Love and Other Consolation Prizes  by Jamie Ford

Ballentine, 2017.  Hardcover, 320 pages.Cover Love and Other Consolation Prizes

With all the pre-publication buzz surrounding it, I thought it would be a good idea to give Love and Other Consolation Prizes a try.  Inspired by several true stories and events, this novel is set amidst the 1909 Alaska Yukon Pacific Expo, that year’s World’s Fair in Seattle.  However, instead of revealing the revelry, this novel focuses on darker issues.  It begins with the raffle of a Chinese orphan named Ernest, who was essentially brought to America as a child slave years before.  The holder of the winning ticket was a madame of a brothel.  Ernest soon becomes an integral member of the household, running errands and chauffeuring everyone in the new car.  He also befriends fellow servant, a kitchen maid named Fahn, and the madame’s daughter, Maise.  These three form a tight-knit group and together redefine love.  They also witness the many social changes of the era, one of which will dramatically affect their lives.

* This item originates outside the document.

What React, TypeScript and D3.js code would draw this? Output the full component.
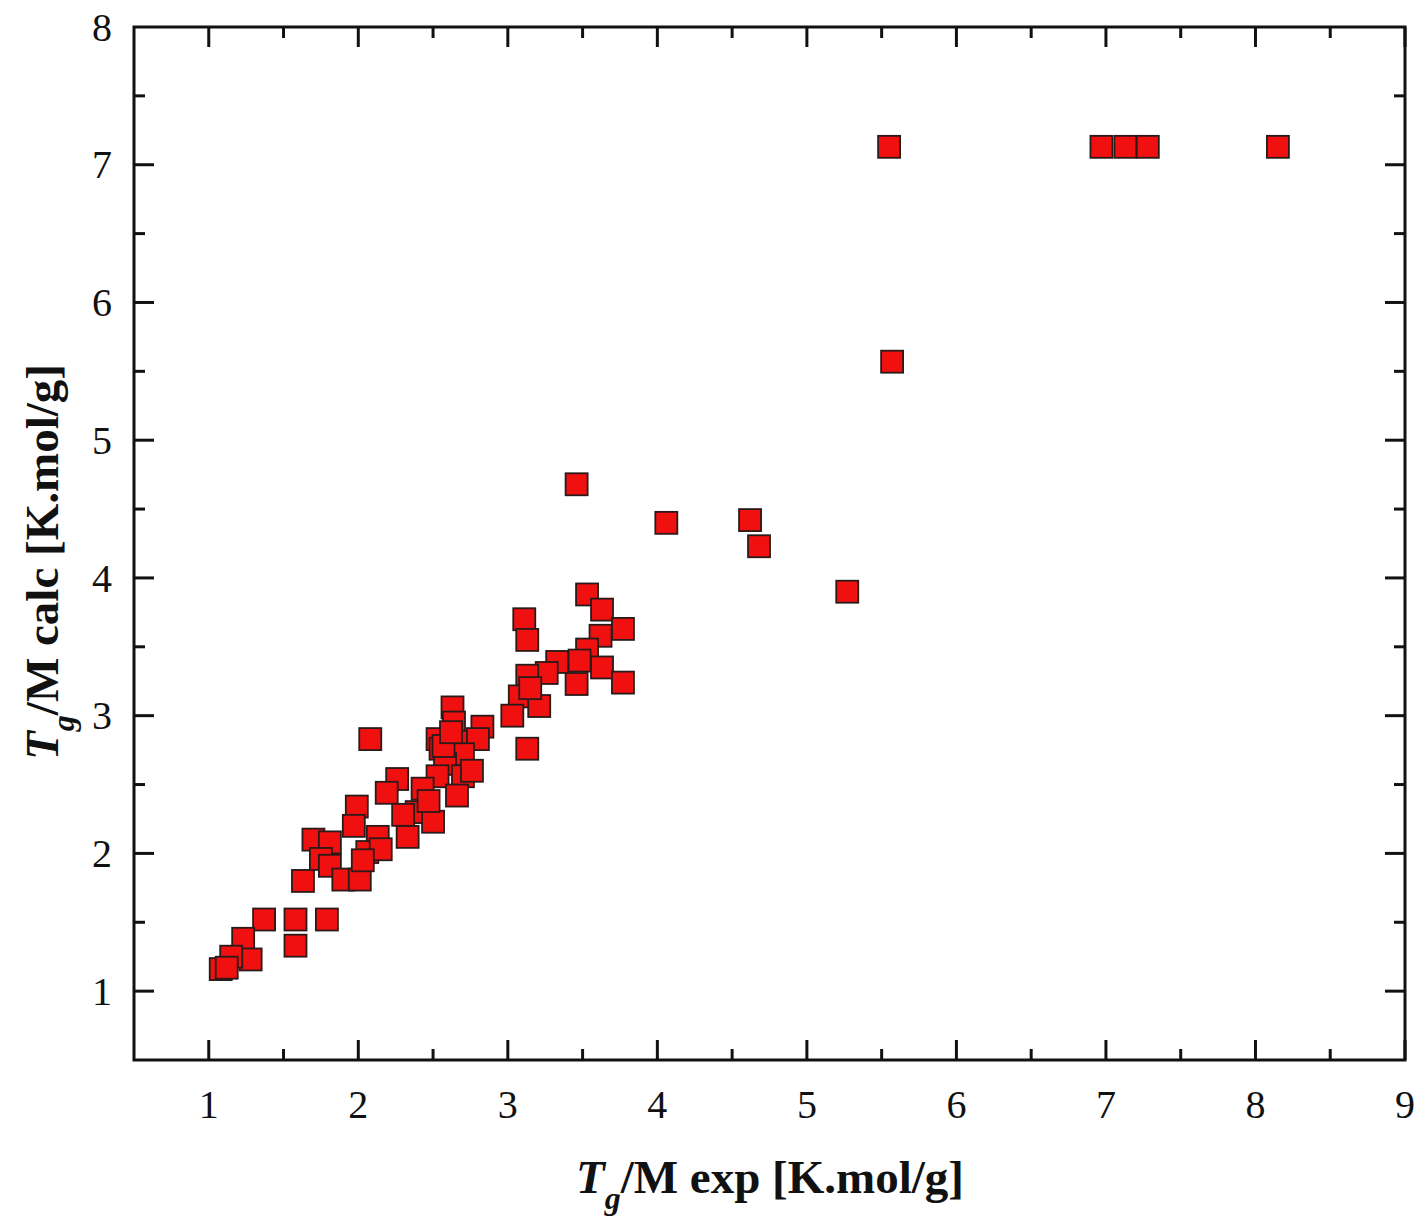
import React, { useEffect, useRef } from 'react';
import * as d3 from 'd3';

// Tg/M experimental vs calculated
const expVals = [
  5.55, 6.97, 7.13, 7.28, 8.15, 5.57,
  3.46, 4.06, 4.62, 4.68, 5.27,
  3.53, 3.63, 3.77, 3.11, 3.13, 3.62, 3.53, 3.33, 3.26, 3.13, 3.63, 3.46, 3.77,
  3.08, 3.21, 3.03, 3.13, 3.15, 3.48,
  2.63, 2.64, 2.83, 2.53, 2.66, 2.80, 2.08, 2.55, 2.70, 2.58,
  2.26, 2.19, 2.53, 2.43, 2.70, 2.66, 2.76, 1.99, 2.39, 2.50, 1.97, 2.13, 2.33,
  1.70, 1.81, 1.75, 2.06, 2.15, 1.81, 1.90, 2.01, 1.63, 2.03, 2.47, 2.30,
  1.37, 1.58, 1.79, 1.58, 1.23, 1.28, 1.15, 1.08, 1.12, 2.57, 2.62,
];
const calcVals = [
  7.13, 7.13, 7.13, 7.13, 7.13, 5.57,
  4.68, 4.40, 4.42, 4.23, 3.90,
  3.88, 3.77, 3.63, 3.70, 3.55, 3.58, 3.48, 3.39, 3.31, 3.29, 3.35, 3.23, 3.24,
  3.14, 3.07, 3.00, 2.76, 3.20, 3.40,
  3.06, 2.95, 2.92, 2.83, 2.81, 2.83, 2.83, 2.76, 2.72, 2.65,
  2.54, 2.44, 2.56, 2.47, 2.56, 2.42, 2.60, 2.34, 2.30, 2.23, 2.20, 2.12, 2.12,
  2.10, 2.08, 1.96, 2.01, 2.03, 1.91, 1.81, 1.81, 1.80, 1.95, 2.38, 2.28,
  1.52, 1.52, 1.52, 1.33, 1.38, 1.23, 1.25, 1.16, 1.17, 2.78, 2.88,
];
const xTicks = [1, 2, 3, 4, 5, 6, 7, 8, 9];
const yTicks = [1, 2, 3, 4, 5, 6, 7, 8];

export default function App() {
  const ref = useRef<SVGSVGElement>(null);

  useEffect(() => {
    const W = 1416, H = 1225;
    const m = { left: 134, right: 1405, top: 27, bottom: 1060 };
    const svg = d3.select(ref.current);
    svg.selectAll('*').remove();

    const x = d3.scaleLinear().domain([0.5, 9]).range([m.left, m.right]);
    const y = d3.scaleLinear().domain([0.5, 8]).range([m.bottom, m.top]);

    const font = '"Liberation Serif", "Times New Roman", serif';
    const majX = xTicks;
    const minX = d3.range(0.5, 9, 1).filter(v => v > 0.5);
    const majY = yTicks.filter(v => v < 8);
    const minY = d3.range(1.5, 8, 1);
    const ink = '#111';

    // points
    const data = expVals.map((v, i) => ({ e: v, c: calcVals[i] }));
    const s = 22;
    svg.append('g')
      .selectAll('rect')
      .data(data)
      .enter().append('rect')
      .attr('x', d => x(d.e) - s / 2)
      .attr('y', d => y(d.c) - s / 2)
      .attr('width', s)
      .attr('height', s)
      .attr('fill', '#f01010')
      .attr('stroke', '#2a1a1a')
      .attr('stroke-width', 1.8);

    const g = svg.append('g').attr('stroke', ink).attr('stroke-width', 3);
    // ticks on all sides, pointing in
    majX.forEach(v => {
      g.append('line').attr('x1', x(v)).attr('x2', x(v)).attr('y1', m.bottom).attr('y2', m.bottom - 20);
      g.append('line').attr('x1', x(v)).attr('x2', x(v)).attr('y1', m.top).attr('y2', m.top + 20);
    });
    minX.forEach(v => {
      g.append('line').attr('x1', x(v)).attr('x2', x(v)).attr('y1', m.bottom).attr('y2', m.bottom - 11);
      g.append('line').attr('x1', x(v)).attr('x2', x(v)).attr('y1', m.top).attr('y2', m.top + 11);
    });
    majY.forEach(v => {
      g.append('line').attr('y1', y(v)).attr('y2', y(v)).attr('x1', m.left).attr('x2', m.left + 20);
      g.append('line').attr('y1', y(v)).attr('y2', y(v)).attr('x1', m.right).attr('x2', m.right - 20);
    });
    minY.forEach(v => {
      g.append('line').attr('y1', y(v)).attr('y2', y(v)).attr('x1', m.left).attr('x2', m.left + 11);
      g.append('line').attr('y1', y(v)).attr('y2', y(v)).attr('x1', m.right).attr('x2', m.right - 11);
    });
    svg.append('rect')
      .attr('x', m.left).attr('y', m.top)
      .attr('width', m.right - m.left).attr('height', m.bottom - m.top)
      .attr('fill', 'none').attr('stroke', ink).attr('stroke-width', 3);

    // tick labels
    svg.append('g').selectAll('text').data(xTicks).enter().append('text')
      .attr('x', d => x(d)).attr('y', m.bottom + 58)
      .attr('text-anchor', 'middle')
      .attr('font-family', font).attr('font-size', 40).attr('fill', ink)
      .text(d => d);
    svg.append('g').selectAll('text').data(yTicks).enter().append('text')
      .attr('x', m.left - 22).attr('y', d => y(d)).attr('dy', '0.34em')
      .attr('text-anchor', 'end')
      .attr('font-family', font).attr('font-size', 40).attr('fill', ink)
      .text(d => d);

    // axis titles
    const xt = svg.append('text')
      .attr('x', 770).attr('y', 1193)
      .attr('text-anchor', 'middle')
      .attr('font-family', font).attr('font-size', 47).attr('font-weight', 'bold').attr('fill', ink);
    xt.append('tspan').attr('font-style', 'italic').text('T');
    xt.append('tspan').attr('font-style', 'italic').attr('font-size', 32).attr('dy', 16).text('g');
    xt.append('tspan').attr('dy', -16).text('/M exp [K.mol/g]');

    const yt = svg.append('text')
      .attr('transform', `translate(58,562) rotate(-90)`)
      .attr('text-anchor', 'middle')
      .attr('font-family', font).attr('font-size', 47).attr('font-weight', 'bold').attr('fill', ink);
    yt.append('tspan').attr('font-style', 'italic').text('T');
    yt.append('tspan').attr('font-style', 'italic').attr('font-size', 32).attr('dy', 16).text('g');
    yt.append('tspan').attr('dy', -16).text('/M calc [K.mol/g]');

    svg.attr('width', W).attr('height', H);
  }, []);

  return (
    <svg
      ref={ref}
      width={1416}
      height={1225}
      style={{ position: 'absolute', left: 0, top: 0, background: '#fff' }}
    />
  );
}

In addition to the 1909-1910 timeline, there is a second timeline in the early 1960s set during the second World’s Fair held in Seattle.  In this Ernest is an old man who’s wife is slowly slipping away due to illness.  He must find a way to cope with his past, which he had kept hidden but came back in a rush when his eldest daughter finds an article about the raffle at the first Fair.  His daughter, a journalist, wants to discover the truth about the article and Ernest soon reveals that of his past.  In fact, it can be inferred that the historical timeline is what Ernest is writing on his typewriter.

With it’s vivid, and at times poetic, writing there is a lot to be admired in the way this novel was structured.  This helped to make the reader feel as those they were part of the novel.  However, I found it hard to connect with parts of the novel, mainly in the historic timeline at the brothel.  Granted, the novel featured the behind the scenes life of the servants there but having youth living among the women did not mesh for me.  I might have felt differently had Ernest, Maise, and Fahn been a few years older.  To compare, there were elements of this novel that reminded my of Ruta Sepetys’ Out of the Easy, which was set decades later in New Orleans but with a similar setting.  In that one, the main character was several years older but in a similar position as Ernest and the younger girls and I think that worked better.  And it helped that unlike these three youth, Josie in Out of the Easy wanted a better life than her mother’s.  All this said, if you like a historical drama with fabulous writing, give this novel a try and then also consider reading Sepetys’ novel (each of her books is phenomenal).

Have you read this novel yet?  If so, what did you think?  If not, do you plan to?  Also, what are your thoughts on the idea that slavery persisted after the Civil War?

This review is based on a copy of the novel provided by the publisher.